Welcome back world building frendos!
I hope you’ll forgive me for another image light post this week. I’m working a new contract at the moment developing some content for a University website and it’s been chewing into my free time.
But, just because I have a little less time to spend prettying up my posts, doesn’t mean I’m not still thinking about worlds and building them aplenty!
Today’s post is about something which I love, both in and out of world building. History.
History is a fascinating subject, part of what makes it so wonderful is the beauty of hindsight, of course, it’s easy to see random events as serendipitous occurrences when we’re looking backward. But there’s also a lot to be said for the characters we find in history too. As a source of material for world building, you can’t really go past the subject of history. It’s a literal wealth of information about all the facets of a world, from the environment, to the infrastructure, to the people.

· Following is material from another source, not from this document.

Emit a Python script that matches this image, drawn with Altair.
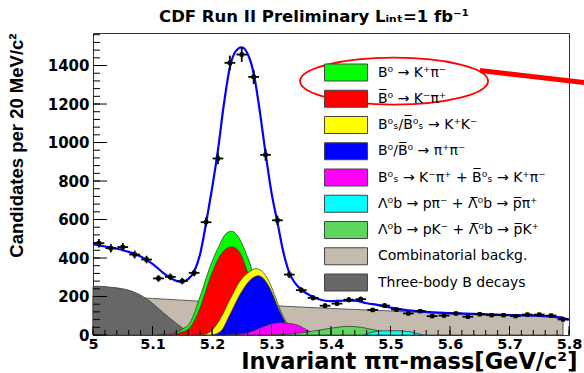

Paying attention to the flow of history in your world is important. Plenty of people before me have pointed out the flaw in creating an orderly history. Although you could say that with a good plot, you can create a perfectly logical, minimalist history and still succeed in telling a captivating story. Take one of my favourite authors for instance; David Eddings. The history of his world is completely static. But Eddings has a strong plot, the static nature of his world and its past, reinforces his plot.
So the question becomes, how dynamic do you make your world’s history? How much happens, how much has your world changed before, and during, your characters lifetimes?
With a solid plot and reasoning for a static history, readers will forgive you. Without that, you run the risk of creating something which may be too shallow, or simplistic to let your readers immerse themselves in your world and narrative.
Of course, you can go the other way too, and create too much irrelevant history, which rather than reinforcing your plot, weighs it down. Maybe you’ve put in too many uprisings and cataclysmic wars, and are running the risk of detracting from the story you’re trying to tell.
Whether by creating too much history, or giving too little. Only you’ll be able to find the magic ratio for your creation, but every narrative requires some sense of a history to the world the characters and story exists in. To springboard you into thinking about yours, I’ve plucked out three aspects of history which I think are good starting points to consider when you’re creating the history of a fictional world.
Geography is an important part of history, inevitably places themselves are wrapped up in history. The geographical shifts in power of Empires and colonization, sites of natural disasters, the effects of time on the landscape. The way places function in history is multifaceted.
Of course, natural features of your landscape are historical. The wide canyon that no one has ever crossed would have been formed by the passing of time. Just as the location of the deep crater caused by an alien object would take on significance.
But the idea of ‘place’ can also take on cultural connotations. Take the Roman Empire in our own history, for example. It endured for a thousand years after it shifted it’s seat of power to Constantinople. The Byzantine Empire, or Eastern Roman Empire, provides a classic example of the way ‘a place’ can take on a different meaning to simply ‘a location.’
Thinking about the changing nature of places in your narratives history is a good starting point if you want to map it all out.
But places aren’t all that is important to history.
People are important to history too. From rulers of nations to average citizens, our history is populated with characters that stood out for one reason or another.
The child Emperor who rules over the kingdom, the innovative thinks who invents a magical device, or the ordinary citizen, who stands up for justice. The characters that populate a history are some of its defining features. I’m sure I only have to mention names like, Tutankhamen, Thomas Edison and Rosa Parks for you to realize exactly who I’m talking about.
Figures in history are another good place to start if you’re trying to develop a timeline. Especially if you’re creating a narrative that’s heavy with some kind of cultural or geographical conflict.
Turning points are pretty much just the moments in your world’s history where things started to change. They overlap with People and Places, but they also deserve thinking about alone.
The invention of the wheel was a turning point in human history, so was the assassination of Archduke Ferdinand in 1914. They were turning points in very different ways, but the consequences of these moments were far-reaching and went on to really shake up the way the world was operating at that time. In the case of the wheel, we still benefit directly from its effects today!
Turning points can be big or small events in your world’s history, but they’ll definitely be there, and thinking about them helps you develop a history that feels relatable to your readers.
I hope these ideas help inspire you when you’re creating the timeline of your world, and populating it with the interesting characters that have shaped the place it is.